Even easier to reproduce - just move libnss_myhostname.so and put myhostname in nsswitch.conf. I'll take this because this is related to upstream 15339. As I had feared, the fix is not complete.
Please try this build once it is done. My local testing seems to indicate that this is fixed: http://koji.fedoraproject.org/koji/taskinfo?taskID=5384387
(In reply to comment #18) > http://koji.fedoraproject.org/koji/taskinfo?taskID=5384387 error: 0 -2 0 error: 2 -2 0 error: 10 -2 0 > My local testing seems to indicate that this is fixed: So it seems.

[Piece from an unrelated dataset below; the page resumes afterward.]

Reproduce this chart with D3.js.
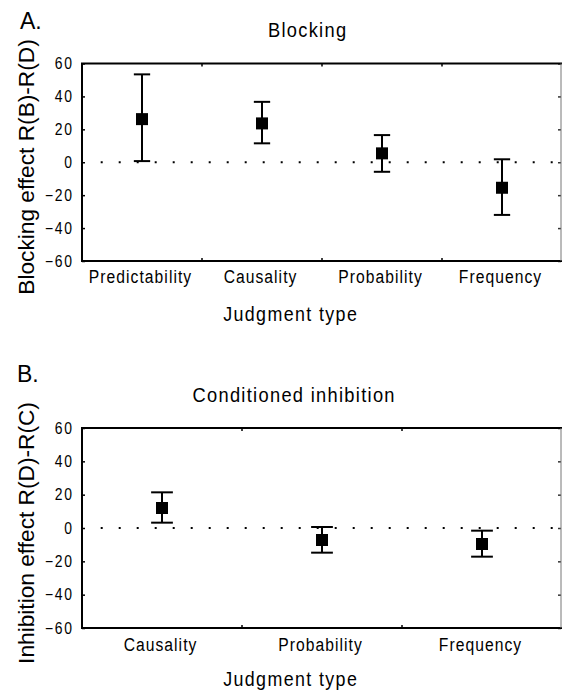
<!DOCTYPE html>
<html>
<head>
<meta charset="utf-8">
<script src="https://cdn.jsdelivr.net/npm/d3@7/dist/d3.min.js"></script>
<style>
  html, body { margin: 0; padding: 0; background: #fff; }
  svg { display: block; }
  text { font-family: "Liberation Sans", Arial, Helvetica, sans-serif; fill: #000; }
</style>
</head>
<body>
<svg id="chart" width="562" height="695"></svg>
<script>
// ---- data ----
const catsA = ["Predictability", "Causality", "Probability", "Frequency"];
const meanA = [26.2, 23.6, 5.4, -15.5];
const lowA  = [0.7, 11.5, -5.8, -32.0];
const highA = [53.4, 36.7, 16.5, 1.8];

const catsB = ["Causality", "Probability", "Frequency"];
const meanB = [12.0, -7.2, -9.6];
const lowB  = [3.2, -14.8, -17.2];
const highB = [21.4, 0.6, -1.6];

const yTicks = [-60, -40, -20, 0, 20, 40, 60];
const yDomain = [-60, 60];

const SX = 0.87; // horizontal condensing of the figure's narrow typeface
const svg = d3.select("#chart");

function narrowText(sel, x, y, size, ls, anchor, str) {
  return sel.append("text")
    .attr("transform", `translate(${x},${y}) scale(${SX},1)`)
    .attr("text-anchor", anchor).attr("font-size", size)
    .attr("letter-spacing", ls)
    .attr("dx", anchor === "middle" ? ls / 2 : 0)
    .text(str);
}

function panel(opts) {
  const { cats, mean, low, high, top, bottom, letter, letterX, letterY,
          title, titleX, titleY, ylabel, ylabelY, xlabelY, catLabelY } = opts;
  const left = 82, right = 562;
  const x = d3.scaleBand().domain(cats).range([left, right]).padding(0);
  const y = d3.scaleLinear().domain(yDomain).range([bottom, top]);
  const g = svg.append("g");

  // zero dotted line
  g.append("line")
    .attr("x1", 100.7).attr("x2", right - 1)
    .attr("y1", y(0)).attr("y2", y(0))
    .attr("stroke", "#000").attr("stroke-width", 2)
    .attr("stroke-dasharray", "2 16");

  // left axis
  const ax = g.append("g").attr("transform", `translate(${left},0)`)
    .call(d3.axisLeft(y).tickValues(yTicks).tickSize(-3).tickPadding(10).tickFormat(d3.format("d")));
  ax.select(".domain").remove();
  ax.selectAll(".tick line").attr("stroke", "#000").attr("stroke-width", 1.5);
  ax.selectAll(".tick text")
    .attr("x", 0)
    .attr("transform", `translate(-8.3,0) scale(${SX},1)`)
    .attr("font-size", 16).attr("letter-spacing", 2)
    .attr("font-family", "'Liberation Sans', Arial, sans-serif").attr("fill", "#000");

  // right axis ticks
  const axr = g.append("g").attr("transform", `translate(${right - 1},0)`)
    .call(d3.axisRight(y).tickValues(yTicks).tickSize(-3).tickFormat(""));
  axr.select(".domain").remove();
  axr.selectAll(".tick line").attr("stroke", "#333").attr("stroke-width", 1.5);

  // category boundary ticks (top & bottom)
  const bounds = cats.slice(1).map(c => x(c));
  g.selectAll(".btick").data(bounds).enter().append("line")
    .attr("x1", d => d).attr("x2", d => d)
    .attr("y1", bottom).attr("y2", bottom - 3)
    .attr("stroke", "#000").attr("stroke-width", 1.5);
  g.selectAll(".ttick").data(bounds).enter().append("line")
    .attr("x1", d => d).attr("x2", d => d)
    .attr("y1", top).attr("y2", top + 3)
    .attr("stroke", "#000").attr("stroke-width", 1.5);

  // frame
  g.append("path")
    .attr("d", `M${right},${top} L${left},${top} L${left},${bottom} L${right},${bottom}`)
    .attr("fill", "none").attr("stroke", "#000").attr("stroke-width", 2);
  g.append("line")
    .attr("x1", right - 1).attr("x2", right - 1).attr("y1", top).attr("y2", bottom)
    .attr("stroke", "#777").attr("stroke-width", 1);

  // error bars
  const cx = c => x(c) + x.bandwidth() / 2;
  const capHalf = x.bandwidth() * 0.068;
  const data = cats.map((c, i) => ({ c, m: mean[i], lo: low[i], hi: high[i] }));
  const eb = g.selectAll(".eb").data(data).enter().append("g");
  eb.append("line")
    .attr("x1", d => cx(d.c)).attr("x2", d => cx(d.c))
    .attr("y1", d => y(d.lo)).attr("y2", d => y(d.hi))
    .attr("stroke", "#000").attr("stroke-width", 2);
  eb.append("line")
    .attr("x1", d => cx(d.c) - capHalf).attr("x2", d => cx(d.c) + capHalf)
    .attr("y1", d => y(d.hi)).attr("y2", d => y(d.hi))
    .attr("stroke", "#000").attr("stroke-width", 2);
  eb.append("line")
    .attr("x1", d => cx(d.c) - capHalf).attr("x2", d => cx(d.c) + capHalf)
    .attr("y1", d => y(d.lo)).attr("y2", d => y(d.lo))
    .attr("stroke", "#000").attr("stroke-width", 2);
  const sq = 12;
  eb.append("rect")
    .attr("x", d => cx(d.c) - sq / 2).attr("y", d => y(d.m) - sq / 2)
    .attr("width", sq).attr("height", sq).attr("fill", "#000");

  // category labels
  cats.forEach(c => narrowText(g, cx(c) - 2, catLabelY, 18, 1.2, "middle", c));

  // x label
  narrowText(g, 290, xlabelY, 20.5, 1.6, "middle", "Judgment type");

  // y label
  g.append("text")
    .attr("transform", `translate(34,${ylabelY}) rotate(-90)`)
    .attr("text-anchor", "middle").attr("font-size", 22.7)
    .text(ylabel);

  // title
  narrowText(g, titleX, titleY, 21, 1.5, "middle", title);

  // panel letter
  g.append("text").attr("x", letterX).attr("y", letterY)
    .attr("font-size", 23).text(letter);
}

panel({
  cats: catsA, mean: meanA, low: lowA, high: highA,
  top: 63.5, bottom: 261,
  letter: "A.", letterX: 20, letterY: 28.5,
  title: "Blocking", titleX: 307, titleY: 36.7,
  ylabel: "Blocking effect R(B)-R(D)", ylabelY: 167,
  xlabelY: 320.5, catLabelY: 283.3
});

panel({
  cats: catsB, mean: meanB, low: lowB, high: highB,
  top: 428, bottom: 628,
  letter: "B.", letterX: 17, letterY: 382,
  title: "Conditioned inhibition", titleX: 293.5, titleY: 401.7,
  ylabel: "Inhibition effect R(D)-R(C)", ylabelY: 533,
  xlabelY: 686, catLabelY: 650.7
});
</script>
</body>
</html>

The patch is upstream and will make it into rawhide with the next rebase. Do you need an f19 backport? commit 3d04f5db20c8f0d1ba3881b5f5373586a18cf188 Author: Siddhesh Poyarekar <siddhesh> Date: Tue May 21 21:54:41 2013 +0530 Set EAI_SYSTEM only when h_errno is NETDB_INTERNAL Fixes BZ #15339. NSS_STATUS_UNAVAIL may mean that a necessary input resource is not available. This could occur in a number of cases including when the network is down, system runs out of file descriptors, etc. The correct differentiator in such a case is the h_errno, which gives the nature of failure. In case of failures other than a simple 'not found', we set h_errno as NETDB_INTERNAL and let errno be the identifier for the exact error.
i was hoping you will fix that in F19, otherwise I will have to backport APR patch (it's upstream too), which is not a problem, but the real bug is in glibc and there could be other projects using the glibc the way httpd does.
glibc-2.17-11.fc19 has been submitted as an update for Fedora 19. https://admin.fedoraproject.org/updates/glibc-2.17-11.fc19
Package glibc-2.17-11.fc19: * should fix your issue, * was pushed to the Fedora 19 testing repository, * should be available at your local mirror within two days. Update it with: # su -c 'yum update --enablerepo=updates-testing glibc-2.17-11.fc19' as soon as you are able to. Please go to the following url: https://admin.fedoraproject.org/updates/FEDORA-2013-11737/glibc-2.17-11.fc19 then log in and leave karma (feedback).
glibc-2.17-11.fc19 has been pushed to the Fedora 19 stable repository. If problems still persist, please make note of it in this bug report.